According to KOA’s 2019 North American Camping Report, more people are pitching tents closer to home. And that’s even more true now as we navigate state-by-state reopenings from coronavirus shutdowns. Luckily, there are more urban places to camp than you’d think, like these sites—all within 100 miles of big cities.
Boston Harbor Islands National and State Park
A smattering of 34 islands and peninsulas just off the coast, this park has no shortage of activities, including swimming. We recommend Lovells Island, one of four that offer camping, for its hiking and views of the harbor. Seven primitive sites (from $8) are tucked into the woods and walkable from the beach. While most visitors take the ferry from Boston, those looking for a challenge can kayak an hour to reach the island. Note: the park is currently closed. Check nps.gov for updates.
Lost Dutchman State Park
Lost Dutchman has the same dramatic landscape as the region’s Joshua Tree and Saguaro National Parks—think classic Sonoran Desert full of majestic cactus—but without the crowds. Forty miles east of downtown Phoenix, the 320-acre park serves as a well-appointed trailhead for Tonto National Forest. At the RV-friendly campground, choose wisely to get a site with views of the Superstition Mountains (from $25).
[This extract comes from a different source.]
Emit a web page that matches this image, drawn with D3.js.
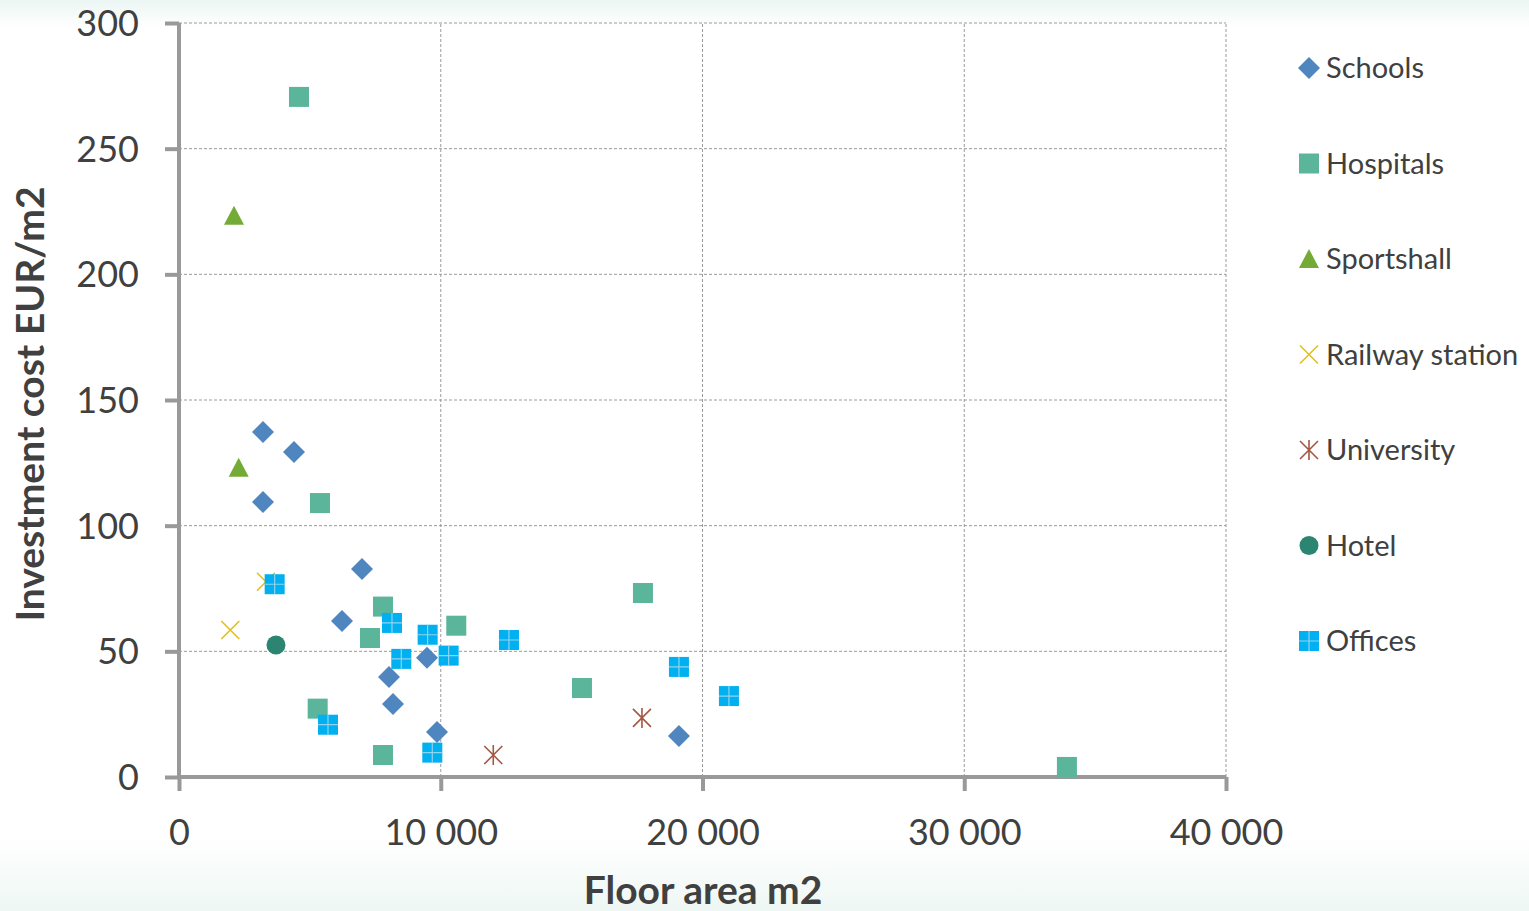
<!DOCTYPE html>
<html><head><meta charset="utf-8">
<script src="https://cdn.jsdelivr.net/npm/d3@7"></script>
<style>html,body{margin:0;padding:0;background:#fff;}svg{display:block;}</style>
</head><body>
<svg id="chart" width="1529" height="911"></svg>
<script>
// ---- data ----
const seriesNames = ["Schools","Hospitals","Sportshall","Railway station","University","Hotel","Offices"];
const schools = [[3209,137.3],[4393,129.3],[3209,109.4],[6991,82.8],[6227,62.1],[8022,39.8],[8175,29],[9474,47.4],[9856,17.9],[19100,16.3]];
const hospitals = [[4584,270.6],[5386,109],[7793,67.8],[7296,55.3],[10593,60.2],[5298,27.2],[7793,8.75],[17725,73.2],[15395,35.4],[33922,4]];
const sportshall = [[2101,223.3],[2280,123]];
const railway = [[1960,58.5],[3323,77.7]];
const university = [[12007,8.75],[17687,23.5]];
const hotel = [[3705,52.5]];
const offices = [[3655,76.7],[8137,61.3],[9499,56.6],[8493,47],[10301,48.3],[5692,20.8],[9677,9.7],[12606,54.5],[19100,43.8],[21010,32.2]];
const xTicks = [0,10000,20000,30000,40000];
const yTicks = [0,50,100,150,200,250,300];
const xTitle = "Floor area m2";
const yTitle = "Investment cost EUR/m2";

const seriesData = [schools,hospitals,sportshall,railway,university,hotel,offices];
const colors = ["#4F86BF","#5AB59A","#74AB37","#E2BF1E","#A65641","#2B8570","#00B0F0"];
const shapes = ["diamond","square","triangle","x","asterisk","circle","office"];

const svg = d3.select("#chart");
const W = 1529, H = 911;
const defs = svg.append("defs");
const g1 = defs.append("linearGradient").attr("id","bg").attr("x1",0).attr("y1",0).attr("x2",0).attr("y2",1);
g1.append("stop").attr("offset","0").attr("stop-color","#ebf6f3");
g1.append("stop").attr("offset","0.03").attr("stop-color","#ffffff");
g1.append("stop").attr("offset","0.92").attr("stop-color","#ffffff");
g1.append("stop").attr("offset","1").attr("stop-color","#eef7f4");
svg.append("rect").attr("width",W).attr("height",H).attr("fill","url(#bg)");

const x = d3.scaleLinear().domain([0,40000]).range([179,1226]);
const y = d3.scaleLinear().domain([0,300]).range([777,23]);
const fmt = d => d3.format(",")(d).replace(/,/g," ");

// gridlines
const grid = svg.append("g");
grid.selectAll("line.h").data(yTicks.filter(d=>d>0)).join("line")
  .attr("x1",x(0)).attr("x2",x(40000)).attr("y1",d=>y(d)).attr("y2",d=>y(d))
  .attr("stroke","#9a9a9a").attr("stroke-width",1).attr("stroke-dasharray","3,2");
grid.selectAll("line.v").data(xTicks.filter(d=>d>0)).join("line")
  .attr("y1",y(0)).attr("y2",y(300)).attr("x1",d=>x(d)).attr("x2",d=>x(d))
  .attr("stroke","#9a9a9a").attr("stroke-width",1).attr("stroke-dasharray","3,2");

// axes
const xAxis = svg.append("g").attr("transform",`translate(0,${y(0)})`)
  .call(d3.axisBottom(x).tickValues(xTicks).tickFormat(fmt).tickSize(14).tickPadding(28));
const yAxis = svg.append("g").attr("transform",`translate(${x(0)},0)`)
  .call(d3.axisLeft(y).tickValues(yTicks).tickSize(14).tickPadding(26));
[xAxis,yAxis].forEach(a=>{
  a.select(".domain").attr("stroke","#999").attr("stroke-width",4);
  a.selectAll(".tick line").attr("stroke","#999").attr("stroke-width",4);
  a.selectAll(".tick text").attr("fill","#404040").style("font-family","Lato, 'Open Sans', sans-serif").style("font-size","36px");
});
xAxis.select(".domain").attr("d",`M${x(0)},0H${x(40000)}`);
yAxis.select(".domain").attr("d",`M0,${y(0)}V${y(300)}`);
yAxis.selectAll(".tick text").attr("dy","0.35em");

// titles
svg.append("text").attr("x",703).attr("y",904).attr("text-anchor","middle")
  .attr("fill","#404040").style("font-family","Lato, 'Open Sans', sans-serif").style("font-weight","bold").style("font-size","39px").text(xTitle);
svg.append("text").attr("transform","translate(44,404) rotate(-90)").attr("text-anchor","middle")
  .attr("fill","#404040").style("font-family","Lato, 'Open Sans', sans-serif").style("font-weight","bold").style("font-size","39px").text(yTitle);

function drawMarker(sel, shape, color){
  sel.each(function(){
    const s = d3.select(this);
    if(shape==="diamond"){
      s.append("path").attr("d","M0,-11L11,0L0,11L-11,0Z").attr("fill",color);
    } else if(shape==="square"){
      s.append("rect").attr("x",-10).attr("y",-10).attr("width",20).attr("height",20).attr("fill",color);
    } else if(shape==="triangle"){
      s.append("path").attr("d","M0,-10L10,9L-10,9Z").attr("fill",color);
    } else if(shape==="x"){
      s.append("path").attr("d","M-9,-9L9,9M-9,9L9,-9").attr("stroke",color).attr("stroke-width",1.6).attr("fill","none");
    } else if(shape==="asterisk"){
      s.append("path").attr("d","M-9,-9L9,9M-9,9L9,-9M0,-10V10").attr("stroke",color).attr("stroke-width",1.6).attr("fill","none");
    } else if(shape==="circle"){
      s.append("circle").attr("r",9.5).attr("fill",color);
    } else if(shape==="office"){
      s.append("rect").attr("x",-10).attr("y",-10).attr("width",20).attr("height",20).attr("fill",color);
      s.append("path").attr("d","M0,-10V10M-10,0H10").attr("stroke","#8fd3ee").attr("stroke-width",1.2);
    }
  });
}

// points
seriesData.forEach((data,i)=>{
  const gs = svg.append("g");
  const pts = gs.selectAll("g").data(data).join("g")
    .attr("transform",d=>`translate(${x(d[0])},${y(d[1])})`);
  drawMarker(pts, shapes[i], colors[i]);
});

// legend
const legY = d3.scalePoint().domain(seriesNames).range([68,641]);
const leg = svg.append("g");
seriesNames.forEach((n,i)=>{
  const lg = leg.append("g").attr("transform",`translate(1309,${legY(n)})`);
  drawMarker(lg, shapes[i], colors[i]);
  lg.append("text").attr("x",17).attr("dy","0.36em").attr("fill","#404040")
    .style("font-family","Lato, 'Open Sans', sans-serif").style("font-size","29px").text(n);
});
</script>
</body></html>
Panola Mountain State Park
Atlanta is famous for suburban sprawl, but tucked amid all the chaos is Panola Mountain State Park, a 1,635-acre swath of wilderness 15 minutes east of downtown. You’ll have to hike half a mile to reach five primitive campsites (from $22), which sit next to a pond filled with bream. There are 36 miles of hiking trails and a tree-climbing program that will have you reaching the tops of 100-foot red oaks. Time it right and you can sleep in the canopy during one of the park’s overnight climbs.
The Vaudeville Urban Farm
Sometimes you don’t even need to leave the city to pitch a tent. A 9,000-square-foot farm tucked into Chicago’s East Garfield Park neighborhood, this offbeat Hipcamp listing has five campsites (from $48). Gather eggs, feed the goats, and use the prime location to explore the city. Run or pedal the 606, an abandoned rail line that’s been converted into a 2.7-mile-long park; kayak along the Chicago River; or take the train to Lake Michigan and run or bike the Lakefront Trail.
San Francisco, California
Angel Island State Park
The best view of San Francisco’s skyline is from a tent in the middle of the bay. The 740-acre Angel Island State Park has 12 campsites (from $30). Catch a ferry to reach the island, or kayak to one of two sites accessible from shore. Rent a bike from the Angel Island Company and ride nine miles of car-free roads, or hike the Sunset Trail to the top of 788-foot Mount Livermore for 360-degree views of downtown San Francisco, the Golden Gate Bridge, and Alcatraz.